98      Enfin, la requérante estime qu’est incompréhensible l’analyse de la chambre de recours, au point 79 de la décision attaquée, selon laquelle la marque contestée « ne présente pas de lignes ou modèle qui révèlent clairement et sans ambiguïté son caractère empilable et sa modularité dans le contexte du système de construction » de l’intervenante. À cet égard, la chambre de recours se détournerait à nouveau de la jurisprudence actuelle, selon laquelle il ne serait plus acceptable, pour déterminer le résultat technique des caractéristiques d’une marque, de s’en tenir uniquement à l’enregistrement de cette marque et à sa présentation extérieure. La requérante aurait démontré en détail, à l’aide d’illustrations, que, au-delà de la représentation graphique, la marque contestée possède les fonctionnalités décrites dans la demande en nullité.

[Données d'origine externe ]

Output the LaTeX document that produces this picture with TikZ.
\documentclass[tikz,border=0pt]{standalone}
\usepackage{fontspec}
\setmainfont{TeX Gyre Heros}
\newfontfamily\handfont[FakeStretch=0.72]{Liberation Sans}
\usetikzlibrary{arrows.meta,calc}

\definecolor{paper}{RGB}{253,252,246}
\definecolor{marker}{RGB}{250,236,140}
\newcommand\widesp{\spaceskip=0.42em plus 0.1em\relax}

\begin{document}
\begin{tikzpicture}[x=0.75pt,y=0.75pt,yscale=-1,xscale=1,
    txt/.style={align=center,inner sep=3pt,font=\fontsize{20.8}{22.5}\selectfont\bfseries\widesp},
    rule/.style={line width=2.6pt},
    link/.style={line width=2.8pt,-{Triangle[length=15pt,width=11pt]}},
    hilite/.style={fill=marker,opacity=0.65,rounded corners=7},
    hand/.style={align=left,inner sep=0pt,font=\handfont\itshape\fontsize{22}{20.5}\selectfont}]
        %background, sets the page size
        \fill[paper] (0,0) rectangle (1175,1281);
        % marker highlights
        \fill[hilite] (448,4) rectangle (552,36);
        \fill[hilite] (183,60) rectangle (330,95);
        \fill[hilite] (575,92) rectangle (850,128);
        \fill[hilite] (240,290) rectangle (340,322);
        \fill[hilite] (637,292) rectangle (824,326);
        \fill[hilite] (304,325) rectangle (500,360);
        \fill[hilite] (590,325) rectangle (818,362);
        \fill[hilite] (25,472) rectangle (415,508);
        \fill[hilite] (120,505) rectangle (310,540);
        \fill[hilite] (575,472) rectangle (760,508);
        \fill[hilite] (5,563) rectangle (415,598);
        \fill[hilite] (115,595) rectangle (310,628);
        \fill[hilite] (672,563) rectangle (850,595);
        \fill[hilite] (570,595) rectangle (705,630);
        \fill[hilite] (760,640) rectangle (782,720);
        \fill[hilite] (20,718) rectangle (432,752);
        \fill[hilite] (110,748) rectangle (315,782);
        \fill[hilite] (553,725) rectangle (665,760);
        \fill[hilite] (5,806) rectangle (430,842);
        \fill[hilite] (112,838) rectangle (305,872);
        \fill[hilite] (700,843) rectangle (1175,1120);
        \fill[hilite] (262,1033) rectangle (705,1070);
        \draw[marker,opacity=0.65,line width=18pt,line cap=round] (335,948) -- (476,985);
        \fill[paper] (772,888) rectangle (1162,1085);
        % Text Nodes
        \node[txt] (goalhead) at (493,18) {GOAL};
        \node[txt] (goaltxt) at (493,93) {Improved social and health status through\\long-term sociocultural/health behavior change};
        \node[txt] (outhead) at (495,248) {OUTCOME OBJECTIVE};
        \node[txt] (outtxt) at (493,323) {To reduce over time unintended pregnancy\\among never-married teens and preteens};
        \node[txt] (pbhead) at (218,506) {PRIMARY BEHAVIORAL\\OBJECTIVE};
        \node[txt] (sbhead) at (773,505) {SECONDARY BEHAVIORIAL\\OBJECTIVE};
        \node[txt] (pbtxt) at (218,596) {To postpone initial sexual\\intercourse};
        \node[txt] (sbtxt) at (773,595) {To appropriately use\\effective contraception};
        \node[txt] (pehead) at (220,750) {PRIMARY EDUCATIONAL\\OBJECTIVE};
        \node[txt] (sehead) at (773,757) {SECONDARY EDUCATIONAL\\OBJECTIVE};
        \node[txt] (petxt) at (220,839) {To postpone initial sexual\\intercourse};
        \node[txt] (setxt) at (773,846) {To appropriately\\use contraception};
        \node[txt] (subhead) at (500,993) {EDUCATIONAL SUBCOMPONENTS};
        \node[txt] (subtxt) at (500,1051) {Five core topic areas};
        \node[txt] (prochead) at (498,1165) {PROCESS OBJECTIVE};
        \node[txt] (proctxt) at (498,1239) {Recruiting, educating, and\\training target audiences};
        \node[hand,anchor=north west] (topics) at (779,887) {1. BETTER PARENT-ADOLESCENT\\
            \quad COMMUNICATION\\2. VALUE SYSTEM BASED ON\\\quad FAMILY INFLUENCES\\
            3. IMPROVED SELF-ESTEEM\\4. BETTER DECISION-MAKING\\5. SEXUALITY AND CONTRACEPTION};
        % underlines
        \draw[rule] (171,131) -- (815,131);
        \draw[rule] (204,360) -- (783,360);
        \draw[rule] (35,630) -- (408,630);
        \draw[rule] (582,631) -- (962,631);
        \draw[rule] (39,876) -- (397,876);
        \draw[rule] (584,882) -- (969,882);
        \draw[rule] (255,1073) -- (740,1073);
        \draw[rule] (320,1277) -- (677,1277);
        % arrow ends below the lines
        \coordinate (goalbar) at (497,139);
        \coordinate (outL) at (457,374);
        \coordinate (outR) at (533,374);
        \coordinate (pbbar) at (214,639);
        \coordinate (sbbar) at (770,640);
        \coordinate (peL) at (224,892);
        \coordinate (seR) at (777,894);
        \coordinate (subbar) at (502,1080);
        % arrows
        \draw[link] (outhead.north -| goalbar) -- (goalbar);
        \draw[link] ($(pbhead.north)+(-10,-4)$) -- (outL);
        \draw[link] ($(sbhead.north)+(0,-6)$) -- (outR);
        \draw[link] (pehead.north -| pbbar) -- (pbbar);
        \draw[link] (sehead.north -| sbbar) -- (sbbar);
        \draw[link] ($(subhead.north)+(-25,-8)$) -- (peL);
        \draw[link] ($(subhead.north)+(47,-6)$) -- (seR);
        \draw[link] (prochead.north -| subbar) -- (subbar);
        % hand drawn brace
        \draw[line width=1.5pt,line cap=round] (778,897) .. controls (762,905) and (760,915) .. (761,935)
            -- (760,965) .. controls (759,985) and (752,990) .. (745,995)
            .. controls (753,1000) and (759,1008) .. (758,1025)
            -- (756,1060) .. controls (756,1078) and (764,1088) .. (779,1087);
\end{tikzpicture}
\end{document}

99      L’EUIPO et l’intervenante contestent les arguments de la requérante.

100    Aux termes de l’article 7, paragraphe 1, sous e), ii), du règlement n° 40/94, sont refusés à l’enregistrement les signes constitués exclusivement par la forme du produit nécessaire à l’obtention d’un résultat technique.

101    L’intérêt général sous-tendant l’article 7, paragraphe 1, sous e), ii), du règlement n° 40/94 est d’éviter que le droit des marques aboutisse à conférer à une entreprise un monopole quant aux solutions techniques ou aux caractéristiques utilitaires d’un produit (arrêt du 14 septembre 2010, Lego Juris/OHMI, C‑48/09 P, EU:C:2010:516, point 43).

102    Une application correcte de l’article 7, paragraphe 1, sous e), ii), du règlement n° 40/94 implique que les caractéristiques essentielles du signe tridimensionnel en cause soient dûment identifiées. L’expression « caractéristiques essentielles » doit être comprise comme visant les éléments les plus importants du signe (arrêt du 14 septembre 2010, Lego Juris/OHMI, C‑48/09 P, EU:C:2010:516, points 68 et 69).

103    L’identification des caractéristiques essentielles d’un signe doit être opérée au cas par cas, sans aucune hiérarchie systématique entre les différents types d’éléments qu’un signe peut comporter. Elle peut être opérée soit en se basant directement sur l’impression globale dégagée par le signe, soit en procédant, dans un premier temps, à un examen successif de chacun des éléments constitutifs du signe (voir, en ce sens, arrêt du 14 septembre 2010, Lego Juris/OHMI, C‑48/09 P, EU:C:2010:516, point 70).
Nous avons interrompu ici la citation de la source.